Native activists and supporters have been facing off with authorities as they battle the proposed Dakota Access Pipeline Project in North Dakota.
On Wednesday and Thursday, protesters were arrested while attempting to block construction of the Dakota Access Pipeline Project near Cannonball, North Dakota. The protesters have come from all around the country in support of the Sacred Stone Camp,
which formed in response to the Army Corps of Engineers granting approval permits for construction.
The DAPL, alternatively known as the Bakken Pipeline, is owned by Houston, Texas based corporation Energy Transfer Partners, L.P., which created the subsidiary Dakota Access LLC. The pipeline will stretch 1,172 miles upon completion and transport crude oil from the Bakken fields of North Dakota to Patoka, Illinois.
Several activists were arrested on Wednesday and again on Thursday after attempting to stop pipeline employees from beginning construction. According to KFYR, at least twenty-five police cars arrived on Thursday morning to maintain the peace. By the end of the day five protesters were arrested.

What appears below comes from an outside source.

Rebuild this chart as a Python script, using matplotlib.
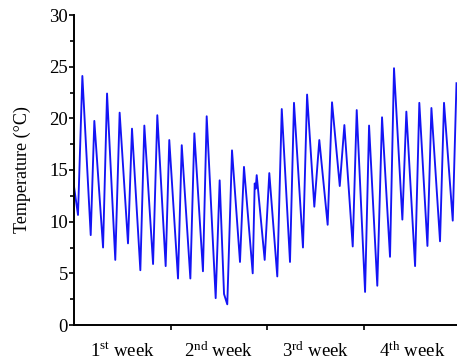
import matplotlib
matplotlib.use('Agg')
import matplotlib.pyplot as plt
from matplotlib.ticker import MultipleLocator

plt.rcParams['font.family'] = ['Liberation Serif', 'DejaVu Serif']
plt.rcParams['mathtext.fontset'] = 'custom'
plt.rcParams['mathtext.rm'] = 'Liberation Serif'
plt.rcParams['mathtext.it'] = 'Liberation Serif:italic'
plt.rcParams['mathtext.bf'] = 'Liberation Serif:bold'

# time in days since start of month, temperature in degC (daily extremes)
days = [0.00, 0.32, 0.67, 1.34, 1.63, 2.33, 2.65, 3.31, 3.66, 4.33, 4.65, 5.32,
        5.64, 6.34, 6.68, 7.35, 7.64, 8.34, 8.64, 9.33, 9.65, 10.34, 10.64, 11.36,
        11.68, 12.03, 12.29, 12.67, 13.31, 13.63, 14.33, 14.49, 14.57, 14.65, 15.29,
        15.66, 16.30, 16.66, 17.32, 17.64, 18.36, 18.69, 19.27, 19.67, 20.34, 20.69,
        21.31, 21.68, 22.35, 22.67, 23.34, 23.66, 24.32, 24.70, 25.34, 25.66, 26.33,
        26.65, 27.35, 27.69, 28.34, 28.66, 29.35, 29.67, 30.37, 30.67]
temps = [13.4, 10.65, 24.1, 8.7, 19.75, 7.5, 22.4, 6.3, 20.55, 7.9, 19.0, 5.3,
         19.3, 5.9, 20.3, 5.7, 17.9, 4.5, 17.4, 4.5, 18.55, 5.2, 20.2, 2.6,
         14.0, 3.0, 2.0, 16.9, 6.1, 15.3, 5.0, 13.7, 13.2, 14.5, 6.3,
         14.7, 4.7, 20.9, 6.1, 21.5, 7.5, 22.3, 11.45, 17.9, 9.7, 21.55,
         13.45, 19.35, 7.6, 20.8, 3.2, 19.3, 3.8, 20.1, 6.6, 24.85, 10.2,
         20.65, 5.7, 21.5, 7.65, 21.0, 8.1, 21.5, 10.1, 23.4]

week_ticks = [7.75, 15.5, 23.25]
week_label_pos = [3.875, 11.625, 19.375, 27.125]
week_labels = [r'1$^{\mathrm{st}}$ week', r'2$^{\mathrm{nd}}$ week',
               r'3$^{\mathrm{rd}}$ week', r'4$^{\mathrm{th}}$ week']
y_ticks = [0, 5, 10, 15, 20, 25, 30]

fig = plt.figure(figsize=(4.57, 3.62), dpi=100)
ax = fig.add_axes([74 / 457, 37 / 362, 386.6 / 457, 310 / 362])
ax.plot(days, temps, color='#1414f5', lw=1.35, solid_joinstyle='round')

ax.set_xlim(0, 31)
ax.set_ylim(0, 30)
for s in ['top', 'right']:
    ax.spines[s].set_visible(False)
for s in ['left', 'bottom']:
    ax.spines[s].set_linewidth(1.4)
    ax.spines[s].set_color('black')

ax.set_yticks(y_ticks)
ax.yaxis.set_minor_locator(MultipleLocator(2.5))
ax.tick_params(axis='y', which='major', direction='out', length=3.5, width=1.2,
               labelsize=13.5, pad=1)
ax.tick_params(axis='y', which='minor', direction='out', length=3.0, width=1.2)

ax.set_xticks(week_ticks)
ax.set_xticklabels([])
ax.set_xticks(week_label_pos, minor=True)
ax.set_xticklabels(week_labels, minor=True)
ax.tick_params(axis='x', which='major', direction='out', length=3.5, width=1.2)
ax.tick_params(axis='x', which='minor', length=0, labelsize=13.5, pad=12)

ax.set_ylabel('Temperature (°C)', fontsize=13, labelpad=13)

fig.savefig('out.png', dpi=100)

“Native Americans were separated from workers by dozens of law enforcement officers officers and temporary fencing, but some demonstrators ignored police barriers,” KFYR wrote. The local police told KFYR there were “just in peace keeping mode.” Dakota Access Pipeline said they are working with local law enforcement to keep their employees safe and will press charges against anyone who interferes with construction of the project.
Videos of the protests show members of the Sacred Stone Camp and supporters singing songs and playing drums while challenging the police protection of the pipeline construction.
A federal injunction that could potentially prevent digging for the creation of the underground pipeline will be heard on August 24 in Washington D.C.. Despite the injunction hearing, pipeline employees are continuing to build access roads for the project.
Last Saturday, Native activists sang and marched in front of the White House after concluding a 2,000-mile relay run from North Dakota to Washington D.C. “Thirty Native youth from the Oceti Sakowin (Great Sioux Nation) traveled to the U.S. Capitol seeking to stop construction of the proposed Dakota Access Pipeline,” reported Indian Country Today.
“This has been happening for over 250 years, it’s continued transgression against our people,” Joye Braun, a Sacred Stone Camp Spokesperson, told KXNET.